## [CHALLENGE]
Reproduce the listing word for word. Skip any image.
==== DATASET CONTENT
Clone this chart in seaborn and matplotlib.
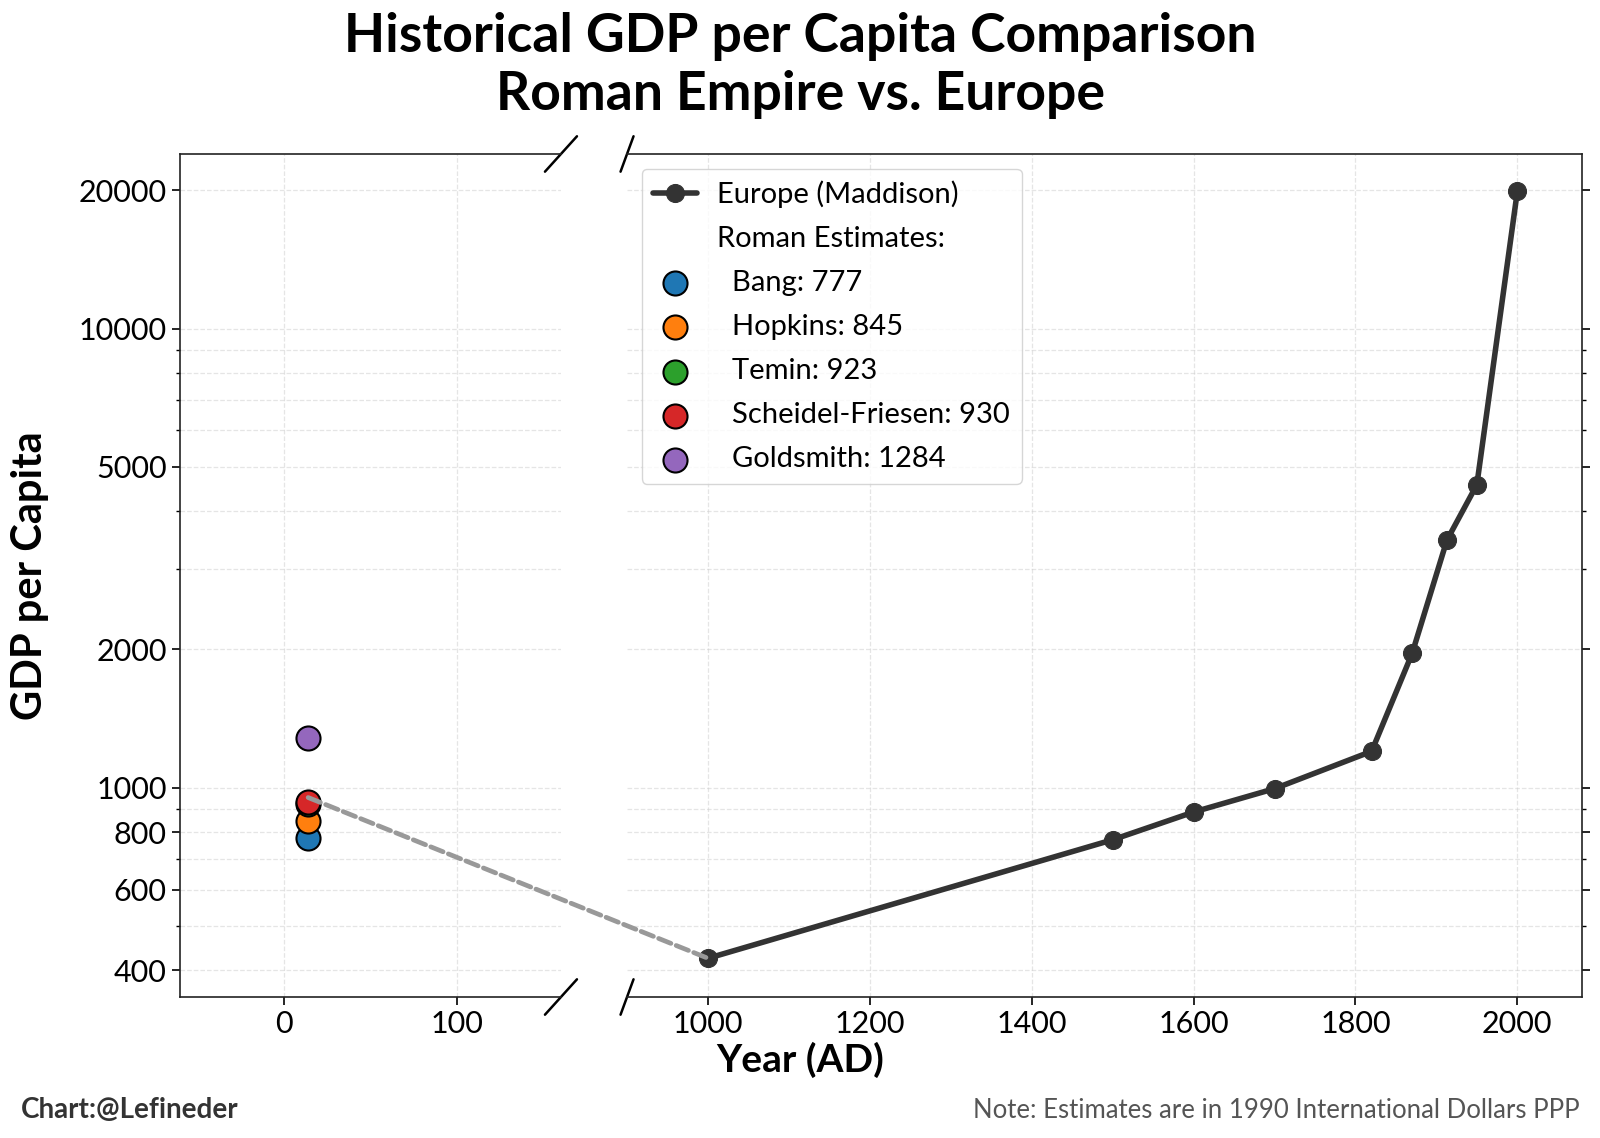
import numpy as np
import pandas as pd
import seaborn as sns
import matplotlib.pyplot as plt
from matplotlib.lines import Line2D
from matplotlib.patches import ConnectionPatch
from matplotlib.ticker import FixedLocator, FuncFormatter, NullFormatter

# Europe GDP per capita (Maddison, 1990 Int. $)
europe_years = [1000, 1500, 1600, 1700, 1820, 1870, 1913, 1950, 2000]
europe_gdp = [425, 770, 885, 995, 1200, 1960, 3460, 4570, 19900]

# Roman Empire estimates (around 14 AD)
roman_year = 14
roman_names = ["Bang", "Hopkins", "Temin", "Scheidel-Friesen", "Goldsmith"]
roman_gdp = [777, 845, 923, 930, 1284]
roman_colors = ["#1f77b4", "#ff7f0e", "#2ca02c", "#d62728", "#9467bd"]

y_ticks = [400, 600, 800, 1000, 2000, 5000, 10000, 20000]
left_xticks = [0, 100]
right_xticks = [1000, 1200, 1400, 1600, 1800, 2000]

sns.set_style("ticks")
plt.rcParams['font.family'] = ['Lato', 'DejaVu Sans']
plt.rcParams['text.color'] = 'black'
plt.rcParams['xtick.color'] = 'black'
plt.rcParams['ytick.color'] = 'black'

fig = plt.figure(figsize=(16, 11.38), dpi=100)
ax1 = fig.add_axes([0.1125, 0.1239, 0.2381, 0.7408])
ax2 = fig.add_axes([0.3919, 0.1239, 0.5969, 0.7408], sharey=ax1)

# europe line
df_eu = pd.DataFrame({"year": europe_years, "gdp": europe_gdp})
sns.lineplot(data=df_eu, x="year", y="gdp", ax=ax2, color="#333333", linewidth=4,
             marker="o", markersize=13, markeredgecolor="#333333",
             label="Europe (Maddison)", zorder=3)

# roman estimates
for name, val, col in zip(roman_names, roman_gdp, roman_colors):
    sns.scatterplot(x=[roman_year], y=[val], ax=ax1, color=col, s=300,
                    edgecolor="black", linewidth=1.5, zorder=3,
                    label=f"  {name}: {val}")

for ax in (ax1, ax2):
    if ax.get_legend() is not None:
        ax.get_legend().remove()
    ax.set_xlabel("")
    ax.set_ylabel("")
    ax.grid(True, which="both", linestyle="--", color="#cccccc", alpha=0.5, linewidth=0.9)
    ax.set_axisbelow(True)
    for s in ax.spines.values():
        s.set_linewidth(1.2)
        s.set_color("#222222")

ax1.set_yscale("log")
ax1.set_ylim(350, 24000)
ax1.yaxis.set_major_locator(FixedLocator(y_ticks))
ax1.yaxis.set_major_formatter(FuncFormatter(lambda v, p: f"{int(v)}"))
ax1.yaxis.set_minor_formatter(NullFormatter())

ax1.set_xlim(-60, 160)
ax1.set_xticks(left_xticks)
ax2.set_xlim(900, 2080)
ax2.set_xticks(right_xticks)

ax1.spines["right"].set_visible(False)
ax2.spines["left"].set_visible(False)
ax2.yaxis.tick_right()
ax2.tick_params(axis="y", which="both", labelright=False, labelleft=False)

for ax in (ax1, ax2):
    ax.tick_params(axis="both", which="major", labelsize=22, length=6, width=1.2)
    ax.tick_params(axis="y", which="minor", length=3, width=1)

# break marks
kw = dict(color="k", lw=1.8, clip_on=False)
ax1.plot([1 - 0.042, 1 + 0.042], [-0.021, 0.021], transform=ax1.transAxes, **kw)
ax1.plot([1 - 0.042, 1 + 0.042], [1 - 0.021, 1 + 0.021], transform=ax1.transAxes, **kw)
ax2.plot([-0.0068, 0.0068], [-0.021, 0.021], transform=ax2.transAxes, **kw)
ax2.plot([-0.0068, 0.0068], [1 - 0.021, 1 + 0.021], transform=ax2.transAxes, **kw)

# dashed link from roman average to year 1000
con = ConnectionPatch(xyA=(roman_year, np.mean(roman_gdp)), coordsA=ax1.transData,
                      xyB=(europe_years[0], europe_gdp[0]), coordsB=ax2.transData,
                      color="#999999", lw=3.4, linestyle=(0, (2.8, 1.2)), zorder=4)
fig.add_artist(con)

# legend
h2, l2 = ax2.get_legend_handles_labels()
h1, l1 = ax1.get_legend_handles_labels()
blank = Line2D([], [], linestyle="none")
leg = ax2.legend(h2 + [blank] + h1, l2 + ["Roman Estimates:"] + l1, loc="upper left",
                 fontsize=21, frameon=True, borderaxespad=0.5, labelspacing=0.62,
                 handlelength=1.5, handletextpad=0.7)
leg.get_frame().set_edgecolor("#cccccc")

fig.suptitle("Historical GDP per Capita Comparison\nRoman Empire vs. Europe",
             fontsize=38.5, fontweight="bold", y=0.9426, va="center", linespacing=1.22)
fig.text(0.5, 0.069, "Year (AD)", fontsize=28, fontweight="bold", ha="center", va="center")
fig.text(0.019, 0.494, "GDP per Capita", fontsize=30, fontweight="bold", rotation=90,
         ha="center", va="center")
fig.text(0.0128, 0.0246, "Chart:@Lefineder", fontsize=20, fontweight="bold",
         color="#333333", va="center")
fig.text(0.9875, 0.0246, "Note: Estimates are in 1990 International Dollars PPP",
         fontsize=18.5, color="#555555", ha="right", va="center")

fig.savefig("out.png", dpi=100)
========
## [THE REPLY]
Clone this chart in seaborn and matplotlib.
import numpy as np
import pandas as pd
import seaborn as sns
import matplotlib.pyplot as plt
from matplotlib.lines import Line2D
from matplotlib.patches import ConnectionPatch
from matplotlib.ticker import FixedLocator, FuncFormatter, NullFormatter

# Europe GDP per capita (Maddison, 1990 Int. $)
europe_years = [1000, 1500, 1600, 1700, 1820, 1870, 1913, 1950, 2000]
europe_gdp = [425, 770, 885, 995, 1200, 1960, 3460, 4570, 19900]

# Roman Empire estimates (around 14 AD)
roman_year = 14
roman_names = ["Bang", "Hopkins", "Temin", "Scheidel-Friesen", "Goldsmith"]
roman_gdp = [777, 845, 923, 930, 1284]
roman_colors = ["#1f77b4", "#ff7f0e", "#2ca02c", "#d62728", "#9467bd"]

y_ticks = [400, 600, 800, 1000, 2000, 5000, 10000, 20000]
left_xticks = [0, 100]
right_xticks = [1000, 1200, 1400, 1600, 1800, 2000]

sns.set_style("ticks")
plt.rcParams['font.family'] = ['Lato', 'DejaVu Sans']
plt.rcParams['text.color'] = 'black'
plt.rcParams['xtick.color'] = 'black'
plt.rcParams['ytick.color'] = 'black'

fig = plt.figure(figsize=(16, 11.38), dpi=100)
ax1 = fig.add_axes([0.1125, 0.1239, 0.2381, 0.7408])
ax2 = fig.add_axes([0.3919, 0.1239, 0.5969, 0.7408], sharey=ax1)

# europe line
df_eu = pd.DataFrame({"year": europe_years, "gdp": europe_gdp})
sns.lineplot(data=df_eu, x="year", y="gdp", ax=ax2, color="#333333", linewidth=4,
             marker="o", markersize=13, markeredgecolor="#333333",
             label="Europe (Maddison)", zorder=3)

# roman estimates
for name, val, col in zip(roman_names, roman_gdp, roman_colors):
    sns.scatterplot(x=[roman_year], y=[val], ax=ax1, color=col, s=300,
                    edgecolor="black", linewidth=1.5, zorder=3,
                    label=f"  {name}: {val}")

for ax in (ax1, ax2):
    if ax.get_legend() is not None:
        ax.get_legend().remove()
    ax.set_xlabel("")
    ax.set_ylabel("")
    ax.grid(True, which="both", linestyle="--", color="#cccccc", alpha=0.5, linewidth=0.9)
    ax.set_axisbelow(True)
    for s in ax.spines.values():
        s.set_linewidth(1.2)
        s.set_color("#222222")

ax1.set_yscale("log")
ax1.set_ylim(350, 24000)
ax1.yaxis.set_major_locator(FixedLocator(y_ticks))
ax1.yaxis.set_major_formatter(FuncFormatter(lambda v, p: f"{int(v)}"))
ax1.yaxis.set_minor_formatter(NullFormatter())

ax1.set_xlim(-60, 160)
ax1.set_xticks(left_xticks)
ax2.set_xlim(900, 2080)
ax2.set_xticks(right_xticks)

ax1.spines["right"].set_visible(False)
ax2.spines["left"].set_visible(False)
ax2.yaxis.tick_right()
ax2.tick_params(axis="y", which="both", labelright=False, labelleft=False)

for ax in (ax1, ax2):
    ax.tick_params(axis="both", which="major", labelsize=22, length=6, width=1.2)
    ax.tick_params(axis="y", which="minor", length=3, width=1)

# break marks
kw = dict(color="k", lw=1.8, clip_on=False)
ax1.plot([1 - 0.042, 1 + 0.042], [-0.021, 0.021], transform=ax1.transAxes, **kw)
ax1.plot([1 - 0.042, 1 + 0.042], [1 - 0.021, 1 + 0.021], transform=ax1.transAxes, **kw)
ax2.plot([-0.0068, 0.0068], [-0.021, 0.021], transform=ax2.transAxes, **kw)
ax2.plot([-0.0068, 0.0068], [1 - 0.021, 1 + 0.021], transform=ax2.transAxes, **kw)

# dashed link from roman average to year 1000
con = ConnectionPatch(xyA=(roman_year, np.mean(roman_gdp)), coordsA=ax1.transData,
                      xyB=(europe_years[0], europe_gdp[0]), coordsB=ax2.transData,
                      color="#999999", lw=3.4, linestyle=(0, (2.8, 1.2)), zorder=4)
fig.add_artist(con)

# legend
h2, l2 = ax2.get_legend_handles_labels()
h1, l1 = ax1.get_legend_handles_labels()
blank = Line2D([], [], linestyle="none")
leg = ax2.legend(h2 + [blank] + h1, l2 + ["Roman Estimates:"] + l1, loc="upper left",
                 fontsize=21, frameon=True, borderaxespad=0.5, labelspacing=0.62,
                 handlelength=1.5, handletextpad=0.7)
leg.get_frame().set_edgecolor("#cccccc")

fig.suptitle("Historical GDP per Capita Comparison\nRoman Empire vs. Europe",
             fontsize=38.5, fontweight="bold", y=0.9426, va="center", linespacing=1.22)
fig.text(0.5, 0.069, "Year (AD)", fontsize=28, fontweight="bold", ha="center", va="center")
fig.text(0.019, 0.494, "GDP per Capita", fontsize=30, fontweight="bold", rotation=90,
         ha="center", va="center")
fig.text(0.0128, 0.0246, "Chart:@Lefineder", fontsize=20, fontweight="bold",
         color="#333333", va="center")
fig.text(0.9875, 0.0246, "Note: Estimates are in 1990 International Dollars PPP",
         fontsize=18.5, color="#555555", ha="right", va="center")

fig.savefig("out.png", dpi=100)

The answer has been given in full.